Previously on Glee, “Grease” was the word, was the word that you heard, it had mood, it had meaning. Just joshing with you. “Retard” was the word and it was spoken aloud by Finn Hudson in reference to a baby. Artie & Co. cast Unique in the role of Rizzo, much to the chagrin of Sue Sylvester. And, after his breakup with Kurt, Blaine was the saddest thing you’ve ever seen in your life. Like if those homeless puppies from the Sarah McLachlan commercial starred in a two-hour movie that was filmed in 3D and written by Nicholas Sparks.
Will finally announces to New Directions that he will be abandoning them to join the Blue Ribbon Committee on Insufferability in Washington D.C. whereby he will secure funding for “the arts” while working as a Paul Ryan impersonator on the weekends. This means, of course, that Finn Hudson will be taking over the glee club. When Tina protests, Will explains that Finn is like one of those baby animals that suckled at the teet of a whole different species when it was a child because its mother rejected it, which made his introduction into the wild kind of complicated and unsuccessful and so now he has returned to drink Will’s breast milk for all time.
Tina isn’t the only one who’s pissed about Finn. Sue calls a meeting in Figgins’ office and says that Finn’s appointment to the role of New Directions leader means her truce with the glee club is off. Figgins explains that glee club is extra-curricular activity, and as such, Finn doesn’t need to be qualified to lead it. And anyway, this is a school where Will Schuester taught Spanish for like ten years without ever even knowing a word of Spanish. Qualifications Shmalifications. Sue storms out like it’s season one.
NYADA. Rachel has secured herself an audition in an off-Broadway production of The Glass Menagerie, but she can’t feel good about it until a boy tells her she should feel good about it, so she asks Brody if it’s OK to feel good about it. She also tells him that she and Finn are broken up for good for real for sure this time. Sensing an impending invitation to her pants party, Brody says he’ll help her prep for her audition. Cassandra July is lurking around outside the room, creeping on their conversation, twirling her evil mustache and fingering the rope she’ll use later to tie Rachel to some train tracks. She peeks her head in and tells Rachel not to bother with the audition because the director will devour her, but rather than heed her advice, Rachel suggests Cassandra audition as well. You know, for the older part. To get back in the game.

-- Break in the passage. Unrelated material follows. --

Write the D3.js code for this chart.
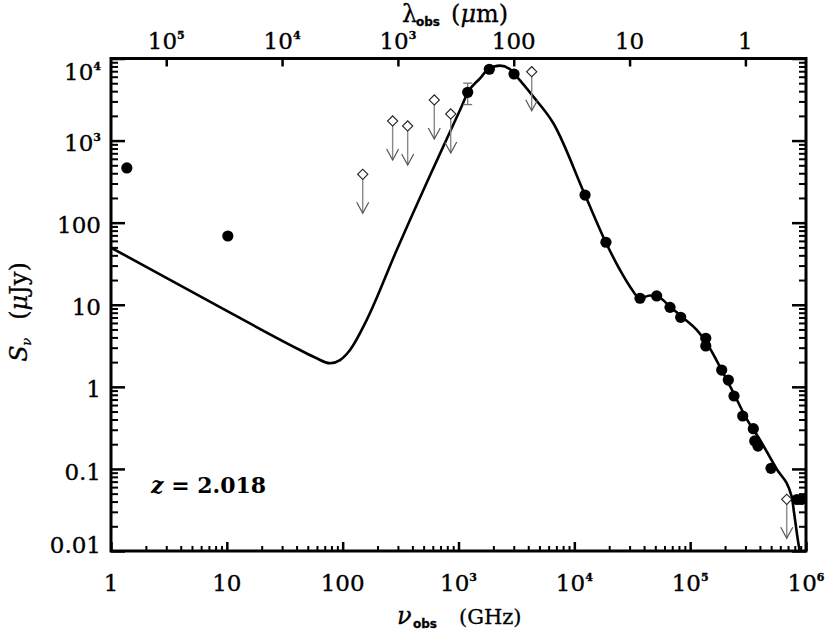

Cassie goes, “Speaking of Machiavellianism, Brody, would you like to be my TA and assist me in the dark of night?” He sure would!
At McKinley, Marley is having trouble fitting into her Sandy costume. Her regular clothes, the ones she wears every day, those fit just fine. Every morning she puts on her clothes that fit and every night she takes off her clothes that fit, but for some gosh darn reason, this costume appears to be shrinking. That is because it is shrinking. Kitty has been sneaking into the auditorium and taking it in. She has also decided to befriend Marley and Unique and Tina and Brittany. She invites them over for a sleepover, to eat popcorn and talk about boys and talk shit about their classmates in the Burn Book.